Le réseau financier international SWIFT se soumet au diktat américain
Le secrétaire américain au Trésor, Steven Mnuchin, a aussi annoncé la semaine dernière que les Etats-Unis souhaitaient déconnecter l'Iran du circuit bancaire international SWIFT, ossature du système financier mondial, comme c'était le cas de 2012 à 2016. Le fournisseur mondial de services de messagerie financière sécurisés s’est d’ailleurs exécuté en annonçant le 5 novembre sa décision de «suspendre» l'accès de certaines banques iraniennes à son réseau. après la décision des Etats-Unis de rétablir des sanctions contre l'Iran.
Basé à Bruxelles, SWIFT, ce système qui permet les paiements interbancaires, s’est dédouané de toute responsabilité dans cette décision. Dans une déclaration succincte adressée par mail aux principales agences de presse, le réseau a expliqué : «Conformément à notre mission de soutien de la résilience et de l’intégrité du système financier mondial […] SWIFT suspend l’accès de certaines banques iraniennes au système de messagerie. Cette mesure, certes regrettable, a été prise dans l’intérêt de la stabilité et de l’intégrité du système financier mondial au sens large. Notre mission reste d'être un fournisseur de messagerie global et neutre.»

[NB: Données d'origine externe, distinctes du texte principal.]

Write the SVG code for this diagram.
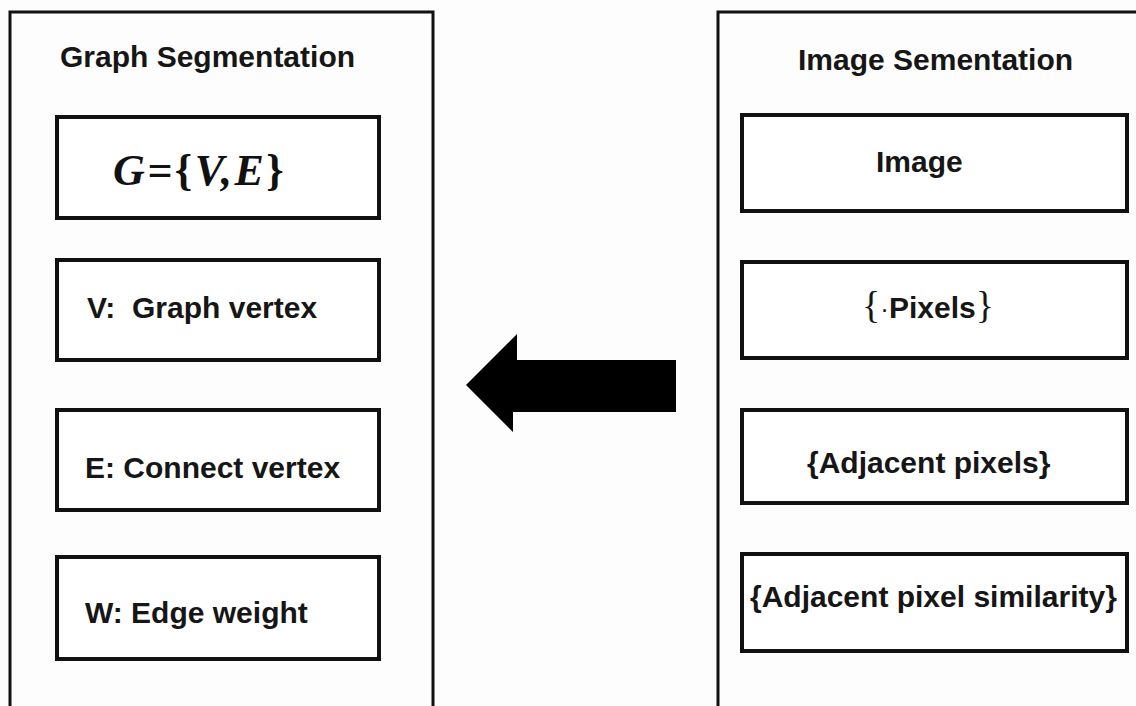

«Nous restons prêts à parvenir à un nouvel accord, plus complet avec l'Iran», avait répété le président des Etats-Unis le 2 novembre en dépit de l'animosité ambiante. Donald Trump a encore précisé qu'il était prêt à rencontrer les dirigeants iraniens pour négocier un accord global sur la base de 12 conditions américaines, impliquant des restrictions beaucoup plus fermes et durables sur le nucléaire, mais également la fin de la prolifération de missiles et des activités jugées «déstabilisatrices» de Téhéran au Moyen-Orient (Syrie, Yémen, Liban...).
Les Iraniens, eux, ne veulent pas d'un dialogue avec Washington. En août, l'ayatollah Khamenei avait déclaré : «Il n'y aura pas de négociations avec les Etats-Unis.»